— Begin Data excerpt —

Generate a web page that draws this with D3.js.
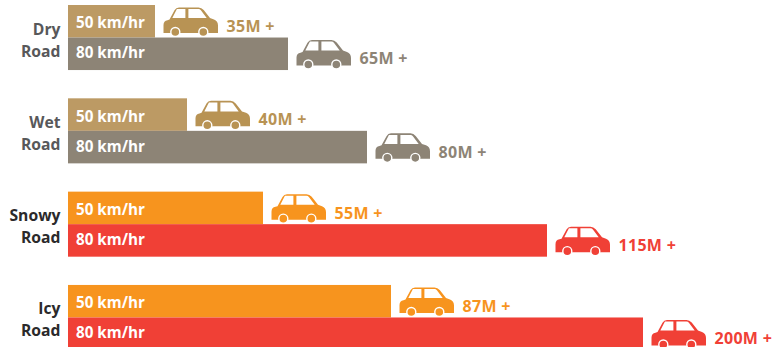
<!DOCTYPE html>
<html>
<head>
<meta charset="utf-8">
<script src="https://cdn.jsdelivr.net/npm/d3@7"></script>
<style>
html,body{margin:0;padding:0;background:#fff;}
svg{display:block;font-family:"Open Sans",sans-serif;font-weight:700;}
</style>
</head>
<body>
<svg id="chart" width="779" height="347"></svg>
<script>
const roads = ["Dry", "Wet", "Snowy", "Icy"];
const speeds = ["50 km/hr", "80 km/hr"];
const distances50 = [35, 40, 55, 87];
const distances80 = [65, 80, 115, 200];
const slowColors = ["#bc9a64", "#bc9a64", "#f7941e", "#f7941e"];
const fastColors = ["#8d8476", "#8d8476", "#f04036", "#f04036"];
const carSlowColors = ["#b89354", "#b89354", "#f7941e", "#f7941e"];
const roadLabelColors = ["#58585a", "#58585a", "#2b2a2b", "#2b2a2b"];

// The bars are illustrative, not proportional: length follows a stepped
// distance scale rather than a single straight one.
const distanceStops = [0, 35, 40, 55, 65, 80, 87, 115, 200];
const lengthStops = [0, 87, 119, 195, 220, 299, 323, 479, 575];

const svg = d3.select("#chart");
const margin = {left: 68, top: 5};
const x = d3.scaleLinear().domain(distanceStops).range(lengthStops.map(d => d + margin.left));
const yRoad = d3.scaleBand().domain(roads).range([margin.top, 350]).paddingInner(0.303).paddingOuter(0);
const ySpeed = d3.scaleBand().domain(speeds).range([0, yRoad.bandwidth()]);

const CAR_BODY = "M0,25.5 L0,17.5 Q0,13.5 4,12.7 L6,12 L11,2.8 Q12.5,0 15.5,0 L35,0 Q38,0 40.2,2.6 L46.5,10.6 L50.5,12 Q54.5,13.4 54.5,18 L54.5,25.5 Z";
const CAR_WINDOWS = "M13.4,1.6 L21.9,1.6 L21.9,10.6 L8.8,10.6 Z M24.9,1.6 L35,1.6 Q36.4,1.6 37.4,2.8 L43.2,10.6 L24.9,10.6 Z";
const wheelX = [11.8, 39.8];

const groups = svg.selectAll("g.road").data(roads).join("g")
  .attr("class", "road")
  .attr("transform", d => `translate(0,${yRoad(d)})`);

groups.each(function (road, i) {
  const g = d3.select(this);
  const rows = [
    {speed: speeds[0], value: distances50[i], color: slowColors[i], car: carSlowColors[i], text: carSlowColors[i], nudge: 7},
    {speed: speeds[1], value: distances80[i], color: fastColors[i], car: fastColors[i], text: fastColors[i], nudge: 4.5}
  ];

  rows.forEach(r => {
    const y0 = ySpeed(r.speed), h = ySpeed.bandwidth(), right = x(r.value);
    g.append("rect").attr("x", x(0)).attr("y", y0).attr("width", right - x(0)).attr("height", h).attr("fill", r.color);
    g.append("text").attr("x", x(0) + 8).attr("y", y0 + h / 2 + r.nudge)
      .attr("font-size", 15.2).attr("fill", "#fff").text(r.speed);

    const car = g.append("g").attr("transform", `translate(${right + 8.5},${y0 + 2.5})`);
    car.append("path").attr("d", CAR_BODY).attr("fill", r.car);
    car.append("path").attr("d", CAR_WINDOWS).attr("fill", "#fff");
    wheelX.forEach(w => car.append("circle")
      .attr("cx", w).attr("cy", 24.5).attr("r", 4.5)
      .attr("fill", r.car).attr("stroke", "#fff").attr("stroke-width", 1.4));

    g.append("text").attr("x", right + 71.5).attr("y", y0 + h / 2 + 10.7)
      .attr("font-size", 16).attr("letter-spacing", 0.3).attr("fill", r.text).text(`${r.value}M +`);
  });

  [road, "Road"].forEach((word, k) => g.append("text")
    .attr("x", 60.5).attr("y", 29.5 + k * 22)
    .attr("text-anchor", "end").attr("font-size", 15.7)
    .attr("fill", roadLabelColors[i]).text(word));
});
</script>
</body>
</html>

— End Data excerpt —

▸ **Given request**: Copy the listing in full and without alteration, omitting every picture.

▸ **The output**:
Generate a web page that draws this with D3.js.
<!DOCTYPE html>
<html>
<head>
<meta charset="utf-8">
<script src="https://cdn.jsdelivr.net/npm/d3@7"></script>
<style>
html,body{margin:0;padding:0;background:#fff;}
svg{display:block;font-family:"Open Sans",sans-serif;font-weight:700;}
</style>
</head>
<body>
<svg id="chart" width="779" height="347"></svg>
<script>
const roads = ["Dry", "Wet", "Snowy", "Icy"];
const speeds = ["50 km/hr", "80 km/hr"];
const distances50 = [35, 40, 55, 87];
const distances80 = [65, 80, 115, 200];
const slowColors = ["#bc9a64", "#bc9a64", "#f7941e", "#f7941e"];
const fastColors = ["#8d8476", "#8d8476", "#f04036", "#f04036"];
const carSlowColors = ["#b89354", "#b89354", "#f7941e", "#f7941e"];
const roadLabelColors = ["#58585a", "#58585a", "#2b2a2b", "#2b2a2b"];

// The bars are illustrative, not proportional: length follows a stepped
// distance scale rather than a single straight one.
const distanceStops = [0, 35, 40, 55, 65, 80, 87, 115, 200];
const lengthStops = [0, 87, 119, 195, 220, 299, 323, 479, 575];

const svg = d3.select("#chart");
const margin = {left: 68, top: 5};
const x = d3.scaleLinear().domain(distanceStops).range(lengthStops.map(d => d + margin.left));
const yRoad = d3.scaleBand().domain(roads).range([margin.top, 350]).paddingInner(0.303).paddingOuter(0);
const ySpeed = d3.scaleBand().domain(speeds).range([0, yRoad.bandwidth()]);

const CAR_BODY = "M0,25.5 L0,17.5 Q0,13.5 4,12.7 L6,12 L11,2.8 Q12.5,0 15.5,0 L35,0 Q38,0 40.2,2.6 L46.5,10.6 L50.5,12 Q54.5,13.4 54.5,18 L54.5,25.5 Z";
const CAR_WINDOWS = "M13.4,1.6 L21.9,1.6 L21.9,10.6 L8.8,10.6 Z M24.9,1.6 L35,1.6 Q36.4,1.6 37.4,2.8 L43.2,10.6 L24.9,10.6 Z";
const wheelX = [11.8, 39.8];

const groups = svg.selectAll("g.road").data(roads).join("g")
  .attr("class", "road")
  .attr("transform", d => `translate(0,${yRoad(d)})`);

groups.each(function (road, i) {
  const g = d3.select(this);
  const rows = [
    {speed: speeds[0], value: distances50[i], color: slowColors[i], car: carSlowColors[i], text: carSlowColors[i], nudge: 7},
    {speed: speeds[1], value: distances80[i], color: fastColors[i], car: fastColors[i], text: fastColors[i], nudge: 4.5}
  ];

  rows.forEach(r => {
    const y0 = ySpeed(r.speed), h = ySpeed.bandwidth(), right = x(r.value);
    g.append("rect").attr("x", x(0)).attr("y", y0).attr("width", right - x(0)).attr("height", h).attr("fill", r.color);
    g.append("text").attr("x", x(0) + 8).attr("y", y0 + h / 2 + r.nudge)
      .attr("font-size", 15.2).attr("fill", "#fff").text(r.speed);

    const car = g.append("g").attr("transform", `translate(${right + 8.5},${y0 + 2.5})`);
    car.append("path").attr("d", CAR_BODY).attr("fill", r.car);
    car.append("path").attr("d", CAR_WINDOWS).attr("fill", "#fff");
    wheelX.forEach(w => car.append("circle")
      .attr("cx", w).attr("cy", 24.5).attr("r", 4.5)
      .attr("fill", r.car).attr("stroke", "#fff").attr("stroke-width", 1.4));

    g.append("text").attr("x", right + 71.5).attr("y", y0 + h / 2 + 10.7)
      .attr("font-size", 16).attr("letter-spacing", 0.3).attr("fill", r.text).text(`${r.value}M +`);
  });

  [road, "Road"].forEach((word, k) => g.append("text")
    .attr("x", 60.5).attr("y", 29.5 + k * 22)
    .attr("text-anchor", "end").attr("font-size", 15.7)
    .attr("fill", roadLabelColors[i]).text(word));
});
</script>
</body>
</html>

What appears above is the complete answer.